Epistemic Beliefs, Language, and Sources: Interactive Effects on Belief and Trust of Scientific Information
- Rina Harsch, Educational Psychology, University of Minnesota, Minneapolis, Minnesota, United States
- Reese Butterfuss, Educational Psychology, University of Minnesota, Minneapolis, Minnesota, United States
- Panayiota Kendeou, Educational Psychology, University of Minnesota, Minneapolis, Minnesota, United States
AbstractResearch suggests that people’s learning may be influenced by individual differences in their epistemic beliefs, such as Faith in Intuition (FiN), Need for Evidence (NfE), and belief that Truth is Political(TiP).

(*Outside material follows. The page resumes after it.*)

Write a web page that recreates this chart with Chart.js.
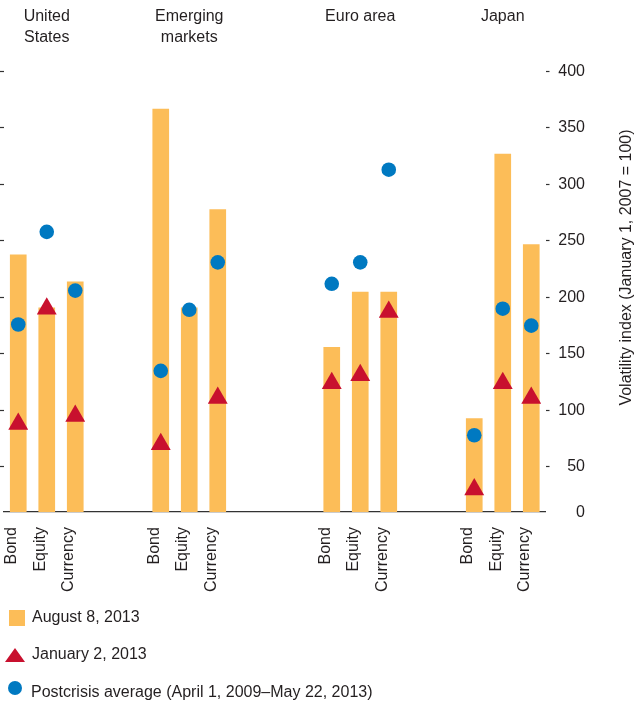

This study investigated the extent to which these epistemic beliefs influenced belief in scientific information about global warming and trust in sources. Participants read statements about global warming and rated how much they believed the information and trusted the source. Each statement was presented with a conservative, liberal, or scientific source and framed in certain or tentative language. We found that epistemic beliefs significantly interacted with source and language tentativeness. For example, those with low FiN believed certain language statements more than tentative language statements. Those with low NfE believed conservative sources more than scientific or liberal sources. These findings demonstrate how individuals’ epistemic beliefs interact with source and language factors to influence belief and trust of scientific information.